Lucie Büchi, Marina Wendling, Camille Amossé, Magdalena Necpalova og Raphaël Charles
This study was funded by the Swiss National Science Foundation in the framework of the National Research Program ‘ Sustainable Use of Soil as a Resource ’, and of the joint programming initiative Agriculture, Food Security and Climate Change.
Eight cover crop treatments were set up as subtreatments in a long term experiment in Switzerland. Cover crops were cultivated for a short two-month period between two winter wheats. Substantial differences in cover crop growth were observed depending on cover crop species. In all tillage treatments, high cover crop biomass production allowed to supress weed biomass compared to the no cover crop control.

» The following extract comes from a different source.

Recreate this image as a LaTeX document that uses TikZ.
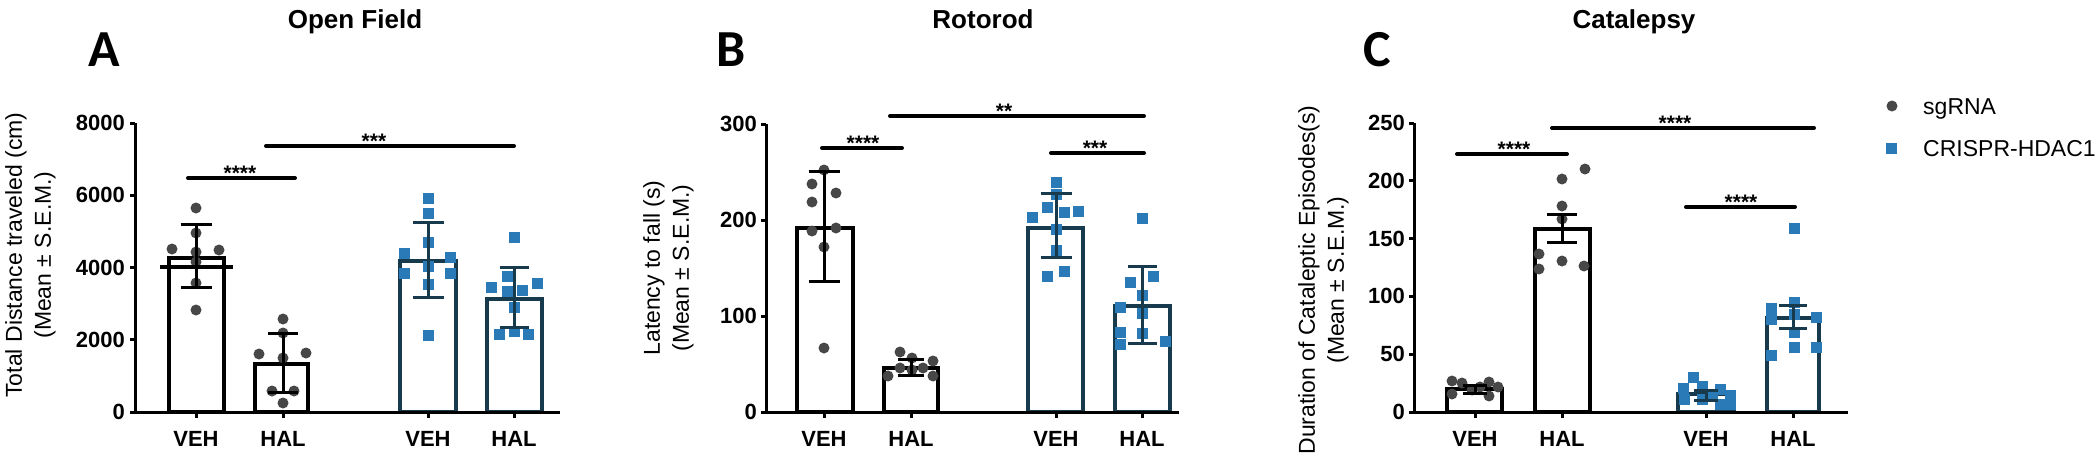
\documentclass[tikz,border=0pt]{standalone}
\usepackage{fontspec}
\setmainfont{Liberation Sans}
\newfontfamily\carlito{Carlito}
\definecolor{dotgrey}{HTML}{474747}
\definecolor{sqblue}{HTML}{2A7AB8}
\definecolor{crbar}{HTML}{173A4C}
\newcommand\mybar[4]{\filldraw[fill=white,draw=#1,line width=4pt] (#2,412) rectangle (#3,#4);}
\newcommand\mywhisk[5]{\draw[whisk,draw=#1] (#2,#3) -- (#2,#4); \draw[whisk,draw=#1] (#2-#5,#3) -- (#2+#5,#3); \draw[whisk,draw=#1] (#2-#5,#4) -- (#2+#5,#4);}
\begin{document}
\begin{tikzpicture}[x=1pt,y=-1pt,
  titlelab/.style={font=\fontsize{26}{30}\selectfont\bfseries,anchor=base,inner sep=0pt},
  panlab/.style={font=\carlito\fontsize{52}{56}\selectfont\bfseries,inner sep=0pt},
  ylab/.style={font=\fontsize{23}{27}\selectfont,rotate=90,inner sep=0pt},
  ticklab/.style={font=\fontsize{22}{26}\selectfont\bfseries,anchor=east,inner sep=0pt},
  grplab/.style={font=\fontsize{22}{26}\selectfont\bfseries,anchor=base,inner sep=0pt},
  starlab/.style={font=\fontsize{21}{24}\selectfont\bfseries,anchor=base,inner sep=0pt},
  leglab/.style={font=\fontsize{23}{27}\selectfont,anchor=base west,inner sep=0pt},
  axisline/.style={line width=3pt,black},
  whisk/.style={line width=3pt},
  sigline/.style={line width=4pt,line cap=round,black},
  gdot/.style={fill=dotgrey},
  bsq/.style={fill=sqblue}]
\useasboundingbox (0,0) rectangle (2097,463);
\fill[white] (0,0) rectangle (2097,463);

% ================= Panel A =================
\node[titlelab] (tA) at (355,28) {Open Field};
\node[panlab] (pA) at (104,50) {A};
\node[ylab] (yA1) at (16,255) {Total Distance traveled (cm)};
\node[ylab] (yA2) at (45,255) {(Mean \textpm{} S.E.M.)};
\mybar{black}{169}{224}{258}
\mybar{black}{255}{308}{364}
\mybar{crbar}{400}{456}{261}
\mybar{crbar}{487}{542}{299}
\foreach \p in {(196,208),(196,233),(172,249),(196,252),(219,250),(196,262),(196,283),(196,310),
  (283,319),(283,333),(259,354),(283,358),(306,353),(272,391),(294,391),(283,403)}
  \fill[gdot] \p circle (5.5pt);
\foreach \x/\y in {428/198,428/213,428/242,404/253,450/257,428/266,404/273,450/273,428/284,428/335,
  514/237,507/276,491/287,507/291,522/290,537/283,514/307,499/334,514/331,528/334}
  \fill[bsq] (\x-5.5,\y-5.5) rectangle (\x+5.5,\y+5.5);
\mywhisk{black}{196}{224}{287}{15.5}
\draw[line width=4pt] (160,267) -- (233,267);
\mywhisk{black}{283}{333}{392}{15}
\mywhisk{crbar}{428}{222}{297}{15.5}
\mywhisk{crbar}{514}{267}{327}{14.5}
\draw[axisline] (135,123) -- (135,412) -- (560,412);
\foreach \y in {123,195.25,267.5,339.75,412} \draw[axisline] (135,\y) -- (130,\y);
\foreach \x in {196,283,428,514} \draw[axisline] (\x,412) -- (\x,418);
\node[ticklab] (aA8) at (125,123) {8000};
\node[ticklab] (aA6) at (125,195.25) {6000};
\node[ticklab] (aA4) at (125,267.5) {4000};
\node[ticklab] (aA2) at (125,339.75) {2000};
\node[ticklab] (aA0) at (125,412) {0};
\node[grplab] (gA1) at (196,446) {VEH};
\node[grplab] (gA2) at (283,446) {HAL};
\node[grplab] (gA3) at (428,446) {VEH};
\node[grplab] (gA4) at (514,446) {HAL};
\draw[sigline] (188,178) -- (295,178);
\node[starlab] (sA1) at (240,180) {****};
\draw[sigline] (266,146) -- (514,146);
\node[starlab] (sA2) at (374,148) {***};

% ================= Panel B =================
\node[titlelab] (tB) at (983,28) {Rotorod};
\node[panlab] (pB) at (731,50) {B};
\node[ylab] (yB1) at (654,268) {Latency to fall (s)};
\node[ylab] (yB2) at (683,268) {(Mean \textpm{} S.E.M.)};
\mybar{black}{797}{853}{228}
\mybar{black}{884}{938}{368}
\mybar{crbar}{1028}{1083}{228}
\mybar{crbar}{1115}{1170}{306}
\foreach \p in {(824,170),(812,184),(836,193),(812,202),(812,231),(836,228),(824,247),(824,348),
  (900,352),(912,358),(933,361),(900,368),(923,368),(912,370),(888,376),(933,376)}
  \fill[gdot] \p circle (5.5pt);
\foreach \x/\y in {1056/182,1056/194,1047/207,1064/212,1078/211,1032/217,1056/229,1056/250,1047/276,1064/271,
  1142/218,1130/282,1153/276,1142/295,1120/307,1142/313,1120/332,1142/333,1120/344,1165/341}
  \fill[bsq] (\x-5.5,\y-5.5) rectangle (\x+5.5,\y+5.5);
\mywhisk{black}{824}{171}{281}{15.5}
\mywhisk{black}{911}{359}{375}{13}
\mywhisk{crbar}{1056}{193}{257}{15.5}
\mywhisk{crbar}{1142}{266}{343}{14.5}
\draw[axisline] (766,124) -- (766,412) -- (1179,412);
\foreach \y in {124,220,316,412} \draw[axisline] (766,\y) -- (761,\y);
\foreach \x in {824,911,1056,1142} \draw[axisline] (\x,412) -- (\x,418);
\node[ticklab] (aB3) at (757,124) {300};
\node[ticklab] (aB2) at (757,220) {200};
\node[ticklab] (aB1) at (757,316) {100};
\node[ticklab] (aB0) at (757,412) {0};
\node[grplab] (gB1) at (824,446) {VEH};
\node[grplab] (gB2) at (911,446) {HAL};
\node[grplab] (gB3) at (1056,446) {VEH};
\node[grplab] (gB4) at (1142,446) {HAL};
\draw[sigline] (822,148) -- (902,148);
\node[starlab] (sB1) at (863,150) {****};
\draw[sigline] (1051,153) -- (1144,153);
\node[starlab] (sB2) at (1095,155) {***};
\draw[sigline] (890,116) -- (1144,116);
\node[starlab] (sB3) at (1004,118) {**};

% ================= Panel C =================
\node[titlelab] (tC) at (1634,28) {Catalepsy};
\node[panlab] (pC) at (1377,50) {C};
\node[ylab] (yC1) at (1309,280) {Duration of Cataleptic Episodes(s)};
\node[ylab] (yC2) at (1338,280) {(Mean \textpm{} S.E.M.)};
\mybar{black}{1447}{1502}{389}
\mybar{black}{1535}{1590}{229}
\mybar{crbar}{1678}{1734}{394}
\mybar{crbar}{1767}{1819}{318}
\foreach \p in {(1452,381),(1462,383),(1472,390),(1480,387),(1489,382),(1498,387),(1452,394),(1489,396),
  (1562,179),(1585,169),(1562,206),(1562,219),(1539,254),(1562,261),(1539,269),(1584,266)}
  \fill[gdot] \p circle (5.5pt);
\foreach \x/\y in {1693/377,1683/388,1702/386,1720/389,1730/395,1684/399,1702/399,1712/394,1720/404,1730/404,
  1794/228,1771/308,1794/302,1816/317,1771/319,1794/314,1794/332,1794/347,1816/347,1771/355}
  \fill[bsq] (\x-5.5,\y-5.5) rectangle (\x+5.5,\y+5.5);
\mywhisk{black}{1475}{385}{393}{12}
\mywhisk{black}{1562}{214}{242}{15}
\mywhisk{crbar}{1706}{390}{400}{12}
\mywhisk{crbar}{1793}{305}{328}{14}
\draw[axisline] (1414,123) -- (1414,412) -- (1848,412);
\foreach \y in {123,180.8,238.6,296.4,354.2,412} \draw[axisline] (1414,\y) -- (1409,\y);
\foreach \x in {1475,1562,1706,1793} \draw[axisline] (\x,412) -- (\x,418);
\node[ticklab] (aC5) at (1405,123) {250};
\node[ticklab] (aC4) at (1405,180.8) {200};
\node[ticklab] (aC3) at (1405,238.6) {150};
\node[ticklab] (aC2) at (1405,296.4) {100};
\node[ticklab] (aC1) at (1405,354.2) {50};
\node[ticklab] (aC0) at (1405,412) {0};
\node[grplab] (gC1) at (1475,446) {VEH};
\node[grplab] (gC2) at (1562,446) {HAL};
\node[grplab] (gC3) at (1706,446) {VEH};
\node[grplab] (gC4) at (1793,446) {HAL};
\draw[sigline] (1457,154) -- (1567,154);
\node[starlab] (sC1) at (1514,156) {****};
\draw[sigline] (1552,128) -- (1814,128);
\node[starlab] (sC2) at (1675,130) {****};
\draw[sigline] (1686,207) -- (1795,207);
\node[starlab] (sC3) at (1741,209) {****};

% ================= Legend =================
\fill[gdot] (1892,106) circle (5.5pt);
\fill[bsq] (1886,143) rectangle (1897,154);
\node[leglab] (lg1) at (1923,114) {sgRNA};
\node[leglab] (lg2) at (1923,156) {CRISPR-HDAC1};
\end{tikzpicture}
\end{document}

Wheat grain yield was higher in the minimum tillage than in the plough treatment. In the no till treatment, wheat yield was notably low, except in the field pea treatments, where wheat yield reached values similar to that observed in the plough and minimum tillage treatments. In addition, these differences in biomass production translated into important differences in nutrient inputs, and even in soil nutrient concentration in some cases. Long term simulations showed that cover crop cultivation could increase drastically soil organic carbon and total nitrogen, especially in reduced tillage treatments. Altogether, these results demonstrated that the presence of a well-developed cover crop, even for only two months, allows to sustain wheat yield in a no till treatment. It impacts also soil fertility and nutrient cycling. This study shows that an accurate use and management of cover crops, in interaction with tillage reduction, could maintain yield and improve soil fertility in the long term.